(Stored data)
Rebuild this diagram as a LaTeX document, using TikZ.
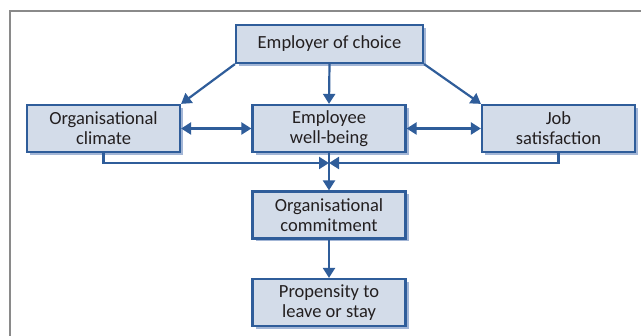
\documentclass[tikz,border=0pt]{standalone}
\usepackage{fontspec}
\setmainfont{Carlito}
\usetikzlibrary{arrows.meta,shadows}
\definecolor{boxfill}{HTML}{D3DCE9}
\definecolor{boxline}{HTML}{2F5D9A}
\definecolor{shade}{HTML}{A3B6D6}
\definecolor{inkgray}{HTML}{231F20}
\definecolor{framegray}{HTML}{8A8A8A}
\tikzset{
  box/.style={draw=boxline, line width=2.2pt, fill=boxfill, rectangle,
    minimum width=153pt, minimum height=47pt, align=center, inner sep=0pt,
    text=inkgray, font=\fontsize{18.5}{20}\selectfont,
    drop shadow={shadow xshift=3pt, shadow yshift=-3pt, fill=shade, opacity=1}},
  tip/.style={Triangle[length=10pt,width=12pt]},
  link/.style={draw=boxline, line width=2.2pt, -{Triangle[length=10pt,width=12pt]}},
  dlink/.style={draw=boxline, line width=2.2pt, {Triangle[length=10pt,width=12pt]}-{Triangle[length=10pt,width=12pt]}},
}
\begin{document}
\begin{tikzpicture}[x=1pt,y=-1pt]
\useasboundingbox (0,0) rectangle (641,336);
\fill[white] (0,0) rectangle (641,336);
% outer frame
\draw[framegray, line width=1.5pt] (10,345) -- (10,11) -- (650,11);

% boxes
\node[box, minimum width=187pt, minimum height=38pt] (emp) at (329.5,44) {Employer of choice};
\node[box] (clim) at (103.5,128.5) {Organisational\\climate};
\node[box] (wb) at (329,128.5) {Employee\\well-being};
\node[box] (job) at (558.5,128.5) {Job\\satisfaction};
\node[box] (com) at (329,215) {Organisational\\commitment};
\node[box] (prop) at (329,302.5) {Propensity to\\leave or stay};

% junction below the middle row
\coordinate (j) at (329,163);

% connectors
\draw[link] (emp.south west) -- (clim.north east);
\draw[link] (emp.south) -- (wb.north);
\draw[link] (emp.south east) -- (job.north west);
\draw[dlink] (clim.east) -- (wb.west);
\draw[dlink] (wb.east) -- (job.west);
\draw[link] (clim.south) |- (j);
\draw[link] (job.south) |- (j);
\draw[link] (wb.south) -- (com.north);
\draw[link] (com.south) -- (prop.north);
\end{tikzpicture}
\end{document}
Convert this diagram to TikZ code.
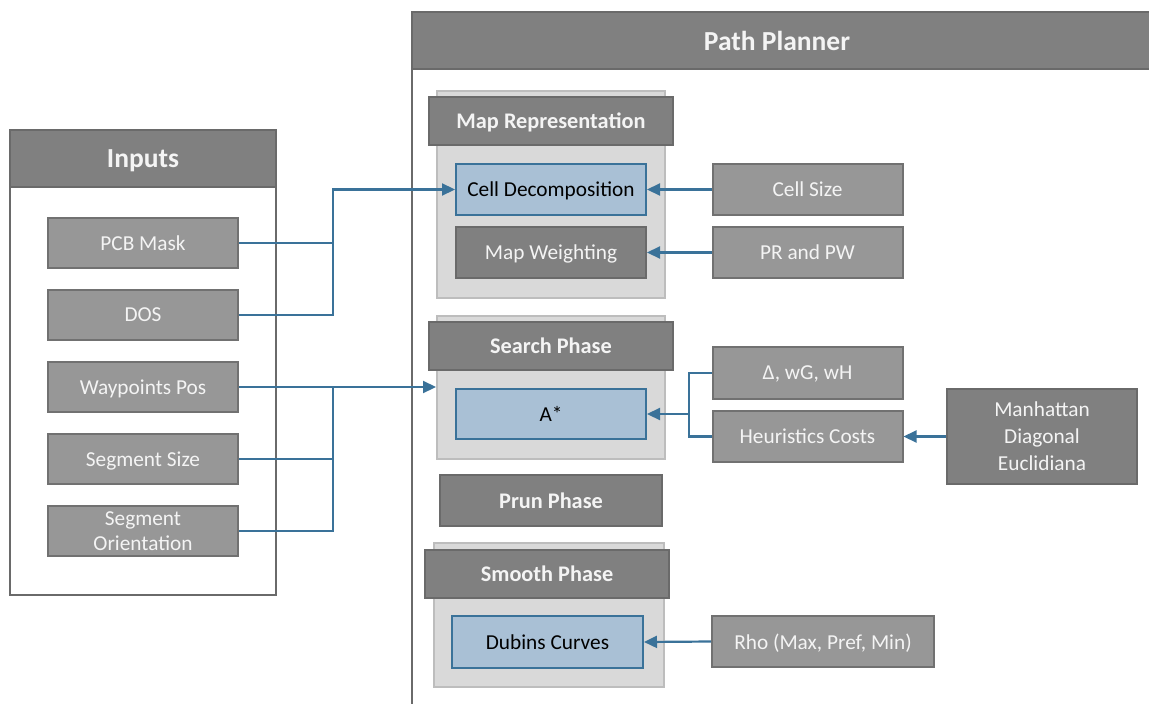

--- Prompt ---
Report the number of lines in the entries above that include the string "diagram". Give nothing but the number.

--- The result ---
2